Stakeholders in Ghana call for restraint in handling maritime dispute between Ghana and Ivory Coast

Story by Gilbert Boyefio

The Ghanaian and Ivorian governments have been urged to continue their high powered talks over their maritime boundary disputes to avert any unnecessary tension between the two countries. This follows recent reports that officials at Ivory Coast’s state oil company, Petroci, has unveiled a controversial map that redraws the maritime border between the two nations, laying claim to much of Tullow Oil’s Jubilee field, Tweneboa, Enyenra and Owo discoveries, among others, plus the West Tano-1X find and several prospects.
According to Security Expert, Dr Kwesi Aning, of the Kofi Annan International Peacekeeping Training Center, it is in the collective interest of the two nations to find amicable solution to the dispute through dialogue and diplomacy, noting that “Any other approach would not be in the interest of the parties involved.
Dr Aning pointed out that apart from the reputation of Ghana as a peaceful country and beacon of hope for Africa that stand to suffer by any militant approach, there are almost two million Ghanaians living in Ivory Coast who may also be affected.
He pointed out that both countries do not need this now as Ivory Coast is just coming out of a bloody post election conflict and the consequent handing over of their former president Laurent Gbagbo to the International Criminal Court in The Hague for trials. Whiles Ghana is preparing to go into another crucial election next year. “Notwithstanding the above, Ghana needs to negotiate from a position of strength while seeking peace and ensuring that its national interest is not trampled upon,” he quickly added.
To him despite the rhetoric and the possible navy skirmishes there is no immediate security threat to the people in the western region on whose land the oil find is. He consequently appealed to the media not to blow the issue out of proportion to create fear and chaos among the populace.
Supporting the call for the two governments to commit themselves to dialogue, Ebow Haizel-Ferguson, Secretary to the Ghana Oil and Gas Providers Association and a Westerner noted that any conflict between the two nations can have far reaching consequences, pointing out that “The Nzema people on whose land and sea the oil and gas activities are cited have relatives in Ivory Coast. They move in and out of both countries at will. So what implications are we talking about - brothers against brothers?”

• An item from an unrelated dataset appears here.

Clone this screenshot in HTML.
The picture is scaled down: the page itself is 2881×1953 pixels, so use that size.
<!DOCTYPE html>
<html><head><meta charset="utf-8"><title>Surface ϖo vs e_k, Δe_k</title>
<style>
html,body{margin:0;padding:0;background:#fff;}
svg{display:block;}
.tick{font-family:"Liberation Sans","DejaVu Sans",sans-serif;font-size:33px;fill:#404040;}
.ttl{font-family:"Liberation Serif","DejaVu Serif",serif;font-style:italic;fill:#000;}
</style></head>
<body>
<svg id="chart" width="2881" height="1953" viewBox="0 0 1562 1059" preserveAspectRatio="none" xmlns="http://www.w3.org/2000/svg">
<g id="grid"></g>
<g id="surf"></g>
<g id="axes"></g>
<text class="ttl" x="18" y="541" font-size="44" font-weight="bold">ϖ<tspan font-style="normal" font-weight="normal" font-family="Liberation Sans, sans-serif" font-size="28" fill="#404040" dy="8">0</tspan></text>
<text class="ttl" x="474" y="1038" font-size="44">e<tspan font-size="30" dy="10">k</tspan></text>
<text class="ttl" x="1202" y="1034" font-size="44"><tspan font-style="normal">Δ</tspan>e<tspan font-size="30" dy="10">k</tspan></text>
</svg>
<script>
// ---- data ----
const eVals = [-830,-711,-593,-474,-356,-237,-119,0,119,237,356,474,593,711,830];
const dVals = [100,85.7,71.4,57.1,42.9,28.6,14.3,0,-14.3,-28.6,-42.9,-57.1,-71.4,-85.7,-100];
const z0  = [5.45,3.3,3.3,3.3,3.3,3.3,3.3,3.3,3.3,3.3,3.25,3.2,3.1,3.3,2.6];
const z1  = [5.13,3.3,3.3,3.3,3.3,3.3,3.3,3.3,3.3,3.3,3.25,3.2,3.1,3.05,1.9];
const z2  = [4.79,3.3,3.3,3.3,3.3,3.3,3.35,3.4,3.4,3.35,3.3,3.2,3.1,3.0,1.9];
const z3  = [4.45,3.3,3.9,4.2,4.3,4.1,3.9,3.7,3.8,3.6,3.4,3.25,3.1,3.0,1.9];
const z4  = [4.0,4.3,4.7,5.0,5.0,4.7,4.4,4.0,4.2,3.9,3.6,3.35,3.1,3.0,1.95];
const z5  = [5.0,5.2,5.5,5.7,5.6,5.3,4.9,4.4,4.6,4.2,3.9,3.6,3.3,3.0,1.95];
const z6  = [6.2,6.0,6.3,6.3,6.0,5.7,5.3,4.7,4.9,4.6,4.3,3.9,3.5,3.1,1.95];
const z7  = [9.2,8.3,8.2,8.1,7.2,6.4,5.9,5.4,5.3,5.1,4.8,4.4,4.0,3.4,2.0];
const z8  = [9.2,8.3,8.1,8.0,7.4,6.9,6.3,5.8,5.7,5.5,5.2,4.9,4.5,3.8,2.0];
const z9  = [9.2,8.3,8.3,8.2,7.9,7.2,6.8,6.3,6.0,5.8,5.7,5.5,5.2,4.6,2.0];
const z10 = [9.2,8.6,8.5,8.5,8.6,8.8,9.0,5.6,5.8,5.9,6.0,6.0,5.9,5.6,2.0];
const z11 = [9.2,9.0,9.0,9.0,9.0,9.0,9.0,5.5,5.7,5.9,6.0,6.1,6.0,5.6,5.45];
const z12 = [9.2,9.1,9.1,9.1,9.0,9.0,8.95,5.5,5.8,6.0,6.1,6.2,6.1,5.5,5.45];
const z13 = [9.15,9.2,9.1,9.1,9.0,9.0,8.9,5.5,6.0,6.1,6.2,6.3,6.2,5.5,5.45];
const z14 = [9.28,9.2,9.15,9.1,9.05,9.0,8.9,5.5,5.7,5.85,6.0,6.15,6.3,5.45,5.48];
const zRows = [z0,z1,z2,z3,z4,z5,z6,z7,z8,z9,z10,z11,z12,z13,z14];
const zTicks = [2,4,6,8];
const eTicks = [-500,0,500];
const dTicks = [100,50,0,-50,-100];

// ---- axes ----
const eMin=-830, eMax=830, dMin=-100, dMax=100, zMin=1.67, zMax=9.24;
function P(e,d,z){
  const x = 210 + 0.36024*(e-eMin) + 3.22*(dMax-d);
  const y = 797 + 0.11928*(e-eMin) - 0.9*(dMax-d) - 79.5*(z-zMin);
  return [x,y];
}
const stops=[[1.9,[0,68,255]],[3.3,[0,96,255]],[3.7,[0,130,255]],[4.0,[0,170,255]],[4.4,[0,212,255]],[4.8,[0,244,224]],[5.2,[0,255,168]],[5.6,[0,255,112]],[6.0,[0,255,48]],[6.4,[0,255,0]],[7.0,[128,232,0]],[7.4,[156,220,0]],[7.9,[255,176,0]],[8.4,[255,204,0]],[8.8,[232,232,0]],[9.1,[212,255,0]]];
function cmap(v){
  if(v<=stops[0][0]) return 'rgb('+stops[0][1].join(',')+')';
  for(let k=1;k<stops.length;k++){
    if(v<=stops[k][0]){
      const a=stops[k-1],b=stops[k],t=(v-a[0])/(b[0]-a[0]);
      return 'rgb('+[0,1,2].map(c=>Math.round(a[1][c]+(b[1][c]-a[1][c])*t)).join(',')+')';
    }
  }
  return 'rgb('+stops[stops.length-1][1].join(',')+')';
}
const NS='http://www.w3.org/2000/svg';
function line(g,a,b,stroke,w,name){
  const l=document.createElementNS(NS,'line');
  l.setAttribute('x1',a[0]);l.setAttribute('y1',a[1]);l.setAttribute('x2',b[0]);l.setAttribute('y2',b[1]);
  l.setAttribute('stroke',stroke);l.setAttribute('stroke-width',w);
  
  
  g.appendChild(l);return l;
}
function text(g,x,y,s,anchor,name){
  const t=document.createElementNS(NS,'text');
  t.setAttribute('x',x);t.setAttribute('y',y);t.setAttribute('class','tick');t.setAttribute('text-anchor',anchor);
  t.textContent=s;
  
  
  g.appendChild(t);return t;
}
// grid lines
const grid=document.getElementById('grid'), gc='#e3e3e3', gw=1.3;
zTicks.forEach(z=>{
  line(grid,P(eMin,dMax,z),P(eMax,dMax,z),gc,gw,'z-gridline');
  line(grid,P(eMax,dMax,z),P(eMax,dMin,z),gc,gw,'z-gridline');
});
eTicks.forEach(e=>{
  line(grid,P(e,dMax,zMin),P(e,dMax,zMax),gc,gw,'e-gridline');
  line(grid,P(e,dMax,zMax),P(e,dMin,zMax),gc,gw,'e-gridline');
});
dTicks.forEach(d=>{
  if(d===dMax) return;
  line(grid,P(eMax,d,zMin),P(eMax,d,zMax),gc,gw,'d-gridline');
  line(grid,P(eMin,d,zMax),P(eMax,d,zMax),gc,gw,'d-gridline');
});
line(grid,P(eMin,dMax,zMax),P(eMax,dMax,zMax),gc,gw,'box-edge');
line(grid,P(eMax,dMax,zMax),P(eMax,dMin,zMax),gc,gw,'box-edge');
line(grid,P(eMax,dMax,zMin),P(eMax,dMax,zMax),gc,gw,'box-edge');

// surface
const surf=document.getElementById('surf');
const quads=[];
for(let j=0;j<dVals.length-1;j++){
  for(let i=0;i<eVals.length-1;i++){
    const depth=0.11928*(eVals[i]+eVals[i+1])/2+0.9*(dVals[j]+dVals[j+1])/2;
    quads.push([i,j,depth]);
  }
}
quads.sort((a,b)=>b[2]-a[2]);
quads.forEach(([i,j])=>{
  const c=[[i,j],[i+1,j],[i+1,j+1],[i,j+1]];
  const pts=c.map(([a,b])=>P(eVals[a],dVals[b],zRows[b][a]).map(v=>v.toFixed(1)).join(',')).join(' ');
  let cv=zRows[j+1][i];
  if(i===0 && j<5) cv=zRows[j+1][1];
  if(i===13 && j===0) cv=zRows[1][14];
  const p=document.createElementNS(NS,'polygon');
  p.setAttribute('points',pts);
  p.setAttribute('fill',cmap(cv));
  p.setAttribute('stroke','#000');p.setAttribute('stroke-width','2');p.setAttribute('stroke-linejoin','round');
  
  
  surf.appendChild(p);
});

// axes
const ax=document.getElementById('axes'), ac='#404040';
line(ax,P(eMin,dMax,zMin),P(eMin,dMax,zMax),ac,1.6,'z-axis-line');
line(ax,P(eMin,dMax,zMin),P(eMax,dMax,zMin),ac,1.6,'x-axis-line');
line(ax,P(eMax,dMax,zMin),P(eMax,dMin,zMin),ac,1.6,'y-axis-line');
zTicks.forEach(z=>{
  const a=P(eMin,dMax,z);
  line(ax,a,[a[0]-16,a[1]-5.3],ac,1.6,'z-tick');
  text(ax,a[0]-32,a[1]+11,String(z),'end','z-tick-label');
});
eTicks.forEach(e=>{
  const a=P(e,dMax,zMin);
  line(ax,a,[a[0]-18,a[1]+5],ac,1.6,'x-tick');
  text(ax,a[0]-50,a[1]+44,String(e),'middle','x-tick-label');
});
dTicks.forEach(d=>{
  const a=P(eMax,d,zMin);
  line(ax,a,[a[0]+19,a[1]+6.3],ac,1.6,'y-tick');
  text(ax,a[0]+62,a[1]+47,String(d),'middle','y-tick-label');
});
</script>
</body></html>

He said the hopes and aspiration of Ghana's oil and gas is national. But the host communities are looking forward to improved lifestyle and therefore it is a big concern if this hopes and aspiration are interrupted by disputes among the two nations. He insisted that the joint boundary commission must continue to dialogue.
Sources close to the Ghana Maritime Authority, whose responsibility it is to man Ghana’s territorial waters, has also indicated the need to promote dialogue to address the dispute. To them the issue is very sensitive and therefore appealed to the media to be circumspect in their reportage in order not to compromise the country’s stand and thereby escalating the tension between the two countries.
Ivory Coast has publicly challenged its neighbour Ghana over title to offshore acreage hosting some of the region’s most prolific oil and gas fields.
According to Upstream reports west of its freshly claimed, new maritime boundary, Petroci has demarcated five blocks — CI-544, 543, 542, 541 and 540 — from shallow waters to the 3000-metre isobath, which are now available for bids.
Petroci is open to talks to negotiate this acreage as well as undisputed deep-water blocks CI-506, 507, 508, 509, 513, 514, 515, 516 and 517.
However, it may decide to organise a formal licensing round next year, according to a senior company official.
Seismic contractors contacted by Upstream could not see how Petroci could attract serious interest in the disputed acreage.
Ghana occupies a slither of land snaking along the coast between the Ivory Coast interior and the Atlantic Ocean and consequently Abidjan’s existing maritime border covers less by way of an exclusive economic zone than it might otherwise have accrued.
This situation has long rankled officials, who have watched as companies such as Tullow Oil, Anadarko and Kosmos Energy work to prove up billion-barrel discoveries across the disputed border.
The joint boundary commission has met regularly on the subject since Ivory Coast President Alassane Ouatarra came to power by ousting his predecessor, who had good relations with Ghana’s President John Atta Mills.
Mills opposed the use of force to bring Ouatarra to power and it is believed that this created enmity within Abidjan’s new administration, perhaps influencing its new belligerent stance on the maritime border.
The indigenous people in the region of the existing onshore border have common ethnicity, while French names abound in Ghana’s territory, such as Bonyere, originally a French town, where the Ghana National Gas Company plans to build gas processing infrastructure to develop associated gas from the Jubilee field and surrounding discoveries.
Earlier proposals by Ivory Coast to develop its own gas fields at nearby blocks CI-101 and 202 — Gazelle, Ibex, Eland and Ibis — and land the gas by pipeline on Ghana’s coast fell on stony ground. Ivory Coast now plans to develop its own gas processing infrastructure, ostensibly duplicating proposals advanced by Ghana, although most believe this move is simply political posturing ahead of a diplomatic solution to the maritime border impasse.